John Dagworthy had a problem. By the end of the French and Indian War, he had acquired over 20,000 acres of land bordering on the Great Cypress Swamp; but much of this land was covered by forests and wetlands.
According to historian Richard Carter, “With his large number of slaves, Dagworthy cleared his lands and grew tobacco, corn, wheat and other crops in the new fields. He established grist mills and saw mills and tanneries, built ships and used them to carry lumber and shingles from his thousands of acres of forest land to Philadelphia and Trenton.”
He is also believed to have dug ditches.
Much of Dagworthy’s land, as with most of southern Delaware land, was level and covered with fertile soil that could produced profitable crops.
The land near the Great Cypress Swamp lacked the elevation to generate good drainage, and thousands of acres of otherwise good farmland was particularly vulnerable to flooding. When it rained, normally a godsend for farmers, the land became permeated with water that took weeks, if not months, to dry out. Waterlogged land was a farmer’s worst nightmare.
After weeks of backbreaking work to clear a field of trees, bushes and other unwanted vegetation, 18th century farmers planted their crop and prayed for rain. The rain would enable the seeds to sprout; but if the field failed to drain properly, the waterlogged land would cause plants to rot and destroy an entire season’s crops.
To provide adequate drainage for southern Delaware fields, Dagworthy and other farmers dug drainage ditches, which evolved into “tax ditches.”

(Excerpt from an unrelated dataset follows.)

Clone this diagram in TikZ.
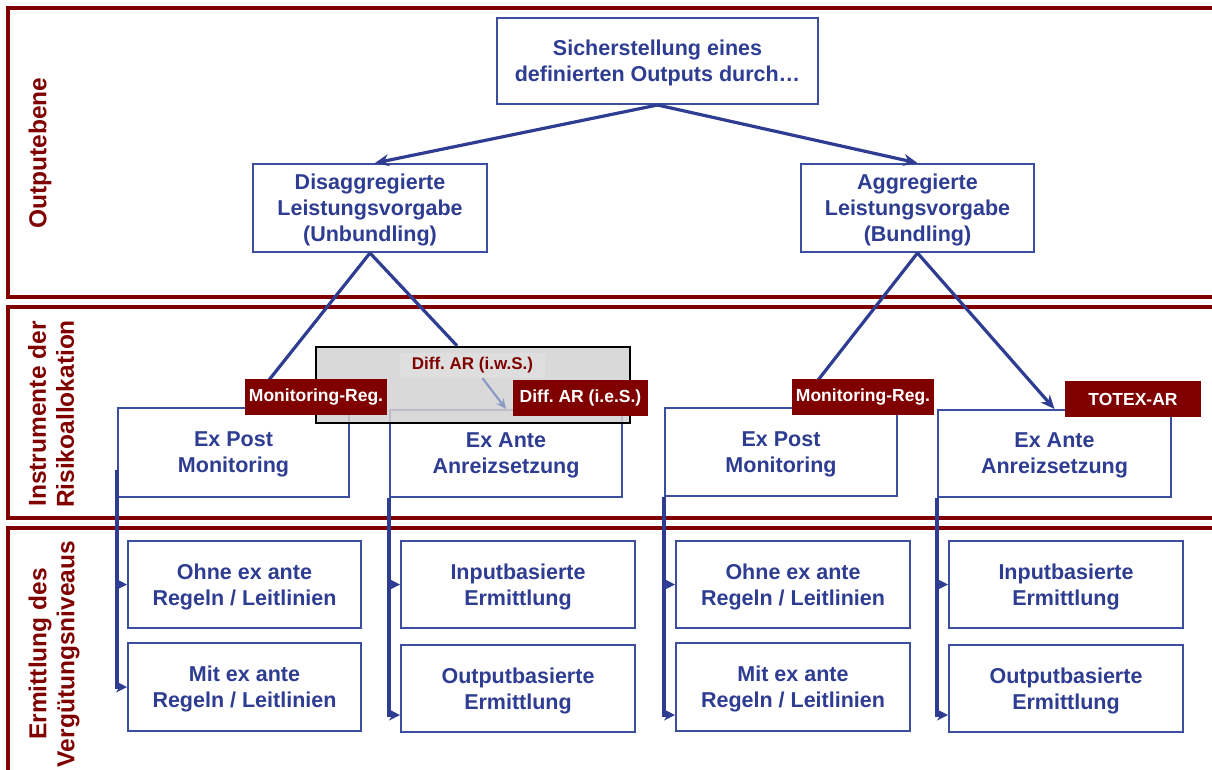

Around the time of the American Revolution, Delaware landowners began to band together to dig drainage ditches for their farms. Farmers whose fields were served by these ditches were taxed an annual fee to maintain the ditch.
These drainage ditches became a permanent part of the Sussex County landscape. By the 20th century, some of these ditches had become clogged, and Civilian Conservation Corps, formed during the Great Depression to provide work for young men, helped clean a number of ditches in southwestern Delaware.

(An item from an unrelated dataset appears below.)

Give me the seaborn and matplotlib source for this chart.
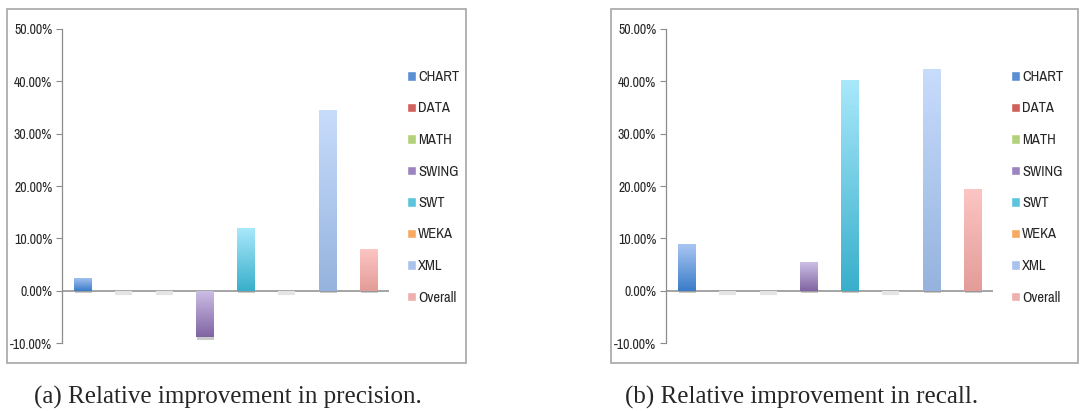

On July 4, 1935, the Smyrna Times, commented, “Farmers and land owners have been advised … to organize drainage projects on a tax ditch basis, in order that the ditches may be kept in good condition after they have been properly owned and cleaned by the camp force.”

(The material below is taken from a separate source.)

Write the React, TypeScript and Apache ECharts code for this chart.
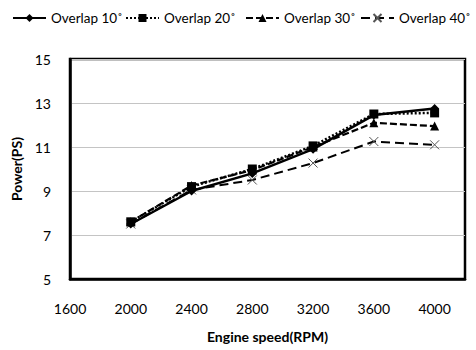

After World War II, the Delaware General Assembly enacted the 1951 Drainage Law to regulate the establishment and maintenance of tax ditches, which are formally known as “Drainage Organizations.”
On May 24, 1956, the Smyrna Times explained, “A Tax Ditch is a chain of cooperating agencies. The group of farmers desiring outlets for their drainage, petition their county Soil Conservation District for assistance through the State Soil Conservation Commission. The Soil Conservation Service, a federal agency, provides the technical assistance for survey, design and construction supervision. Local banks loan the money needed by the farmers’ tax ditch companies.”
The tax ditch company repaid the money borrowed from the bank by taxing each farmer according to the number of acres served by the ditch, hence the name “Tax Ditch.”
Today, there are over 200 tax ditches in Delaware; ranging in size from two acres to the mammoth 56,000 acre Marshyhope Creek ditch that slices across northwestern Sussex County. A number of tax ditches are on land once owned by John Dagworthy, who nearly 300 years ago, dug the first ditch to improve the drainage on his Sussex County fields.
Smyrna Times, May 24, 1956.
Smyrna Times, July 4, 1935
Carter, Dick. The History of Sussex County. Rehoboth Beach: Community News Corporation, 1976, p. 43.